Last year Deborah and I decided to change our stories.
She got divorced, I had surgery.
We are both doing great, not every day is easy, but we are moving forward.
I have a 2 month check in with my surgeon next week. When I realized this was coming up, my first reaction was, "oh shit, I haven't lost enough. She is going to be disappointed in me. I'm going to feel ashamed. Maybe I should cancel. No, I need to starve myself so I lose more." This went on for about about 30 minutes, then I remembered what MGH said at one of my very first appointments. They don't celebrate numbers. There are no gold stars, rounds of applause. And no shame.
It's not about the number. The weight is coming off. I'm doing everything I'm supposed to do. She'll do blood work and measure all kinds of stuff to see how my body is adapting. So there is nothing to worry about, and in fact, I should look forward to it. It's nice to change the weight loss story too from fear and shame to positive and happy!
Also, Sue told me yesterday I need new pants. The khakis I was wearing are new pants. I'm going to try and stretch till Fall before buying new stuff -- thank goodness for sun dresses that don't look so bad when they are roomy.
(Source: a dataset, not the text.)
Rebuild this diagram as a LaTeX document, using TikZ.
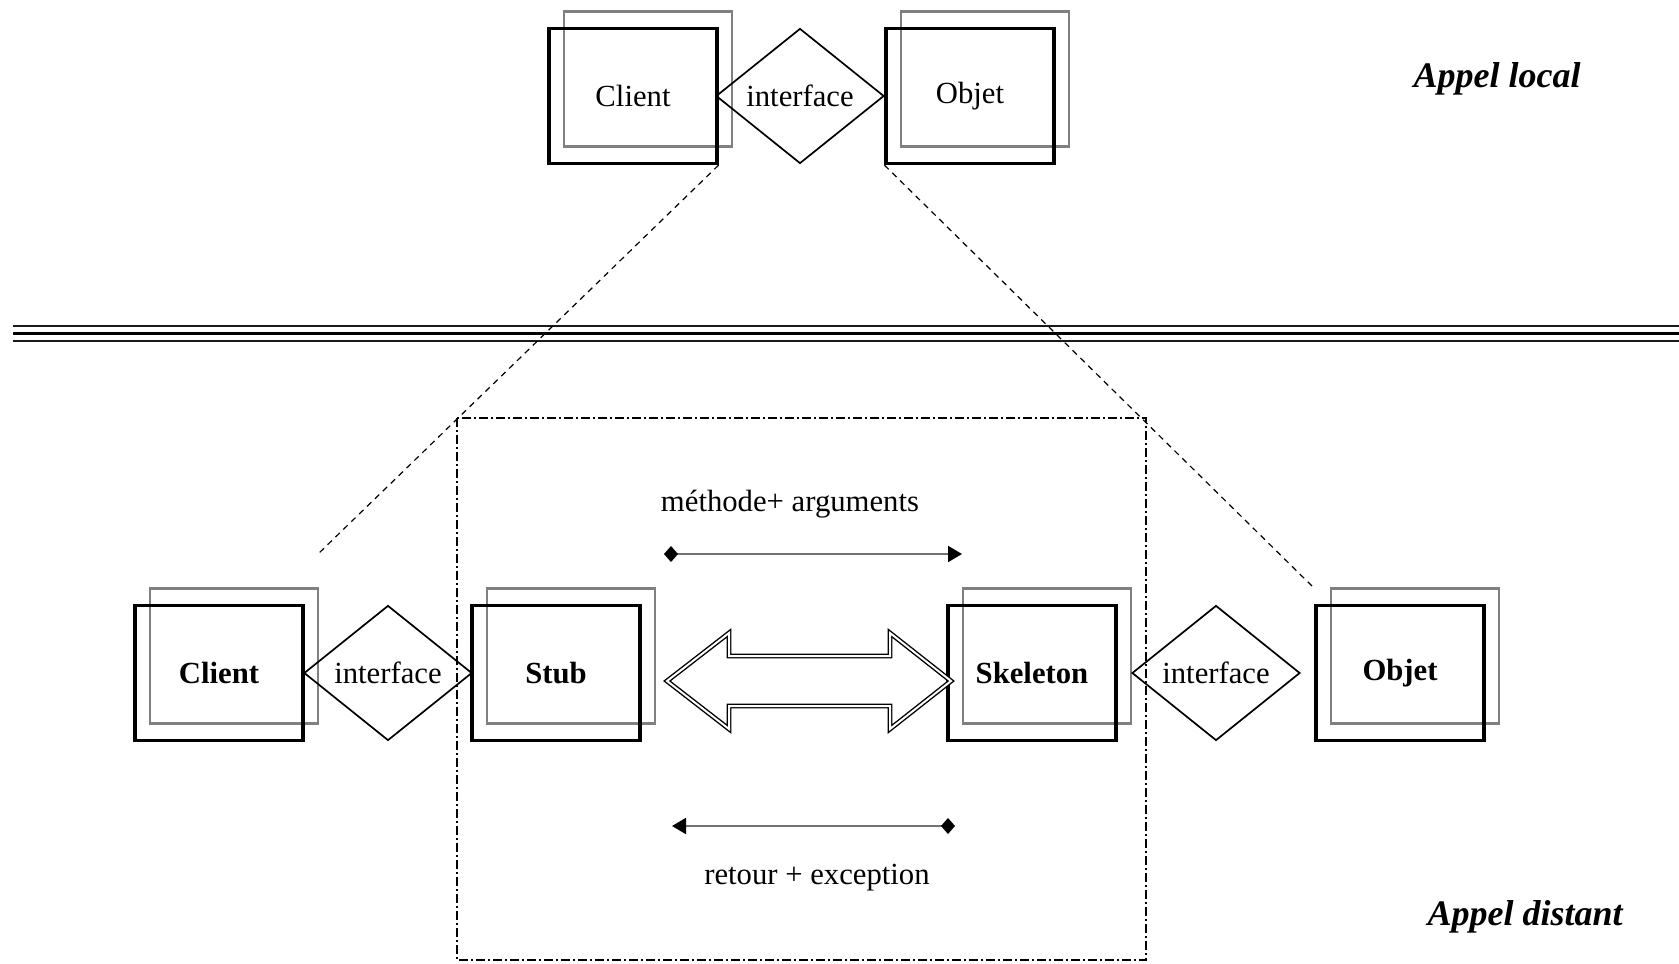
\documentclass[tikz,border=0pt]{standalone}
\usepackage{fontspec}
\setmainfont{Liberation Serif}
\usetikzlibrary{shapes.geometric,arrows.meta}
\tikzset{
  txt/.style={font=\fontsize{15.35}{18}\selectfont, inner sep=0pt},
  blackbox/.style={draw, line width=1.6pt, minimum width=84pt, minimum height=67.5pt, inner sep=0pt, font=\fontsize{15.35}{18}\selectfont},
  boldbox/.style={blackbox, font=\fontsize{15.35}{18}\selectfont\bfseries},
  graybox/.style={draw=black!50, line width=1.3pt, minimum width=84pt, minimum height=67.5pt, inner sep=0pt},
  iface/.style={draw, diamond, line width=0.85pt, minimum width=84pt, minimum height=67.5pt, inner sep=0pt},
  zoomline/.style={line width=0.6pt, dash pattern=on 3pt off 2.5pt},
  frame/.style={line width=0.75pt, dash pattern=on 4.5pt off 1.5pt on 1pt off 1.5pt},
  msg/.style={line width=1pt, draw=black!55, {Diamond[length=7pt,width=8pt,black]}-{Triangle[length=7pt,width=8pt,black]}},
  septhin/.style={line width=1.2pt, black!90},
  septhick/.style={line width=1.7pt, black},
  title/.style={font=\fontsize{18}{21}\selectfont\bfseries\itshape, inner sep=0pt}
}
\begin{document}
\begin{tikzpicture}[x=0.5pt,y=-0.5pt]
\useasboundingbox (0,0) rectangle (1679,963);
% separator
\draw[septhin] (13,326) -- (1679,326);
\draw[septhick] (13,333.5) -- (1679,333.5);
\draw[septhin] (13,341) -- (1679,341);
% top row: local call
\node[graybox] (tcg) at (648,79) {};
\node[blackbox] (tc) at (633,96) {Client};
\node[iface] (ti) at (800,96) {};
\node[txt] (til) at (ti) {interface};
\node[graybox] (tog) at (985,79) {};
\node[blackbox] (to) at (970,96) {Objet};
\node[title] (al) at (1497,79) {Appel local};
% frame
\draw[frame] (457,418) rectangle (1146,960);
% bottom row: remote call
\node[graybox] (bcg) at (234,656) {};
\node[boldbox] (bc) at (219,673) {Client};
\node[iface] (bi1) at (388,673) {};
\node[txt] (bi1l) at (bi1) {interface};
\node[graybox] (bsg) at (571,656) {};
\node[boldbox] (bs) at (556,673) {Stub};
\node[graybox] (bkg) at (1047,656) {};
\node[boldbox] (bk) at (1032,673) {Skeleton};
\node[iface] (bi2) at (1216,673) {};
\node[txt] (bi2l) at (bi2) {interface};
\node[graybox] (bog) at (1415,656) {};
\node[boldbox] (bo) at (1400,673) {Objet};
\node[title] (ad) at (1525,917) {Appel distant};
% zoom lines
\coordinate (zl) at (317,555);
\coordinate (zr) at (1313,587);
\draw[zoomline] (tc.south east) -- (zl);
\draw[zoomline] (to.south west) -- (zr);
% double arrow between stub and skeleton
\draw[double, double distance=1pt, line width=0.7pt]
  (667,681) -- (729,633) -- (729,656) -- (890,656) -- (890,633) -- (951,681)
  -- (890,729) -- (890,706) -- (729,706) -- (729,729) -- cycle;
% messages
\node[txt] (m1) at (790,504) {méthode+ arguments};
\coordinate (m1a) at (664,554);
\coordinate (m1b) at (962,554);
\draw[msg] (m1a) -- (m1b);
\node[txt] (m2) at (817,878) {retour + exception};
\coordinate (m2a) at (955,826);
\coordinate (m2b) at (672,826);
\draw[msg] (m2a) -- (m2b);
\end{tikzpicture}
\end{document}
Aaaand, I noticed there was enough spare room in my bras for a small child. Pulled out some old bras, 2 sizes smaller, and they fit nice and snug and feel great.
So even if the scale is stuck at 35, my body is getting smaller in other ways. Yay.
I'm still tracking my food everyday, which helps me stay focused. Breakfast was greek yogurt (123 calories, 17g protein), lunch was ground turkey with tomato sauce (150 calories, 21g protein), dinner was steak tip and 5 French fries (200 calories, 10g protein). Snack was turkey jerkey (70 calories, 10g protein), and a chocolate covered frozen yogurt for dessert (170 calories, 6g protein). It amazes me how few calories I eat (about 700) and really don't feel hungry.
So great that you're able to see and feel so much progress. The number on the scale is only one of many indicators - not the goal. I love the idea of deciding to change your story. Makes you realize how many people get trapped in their own stories!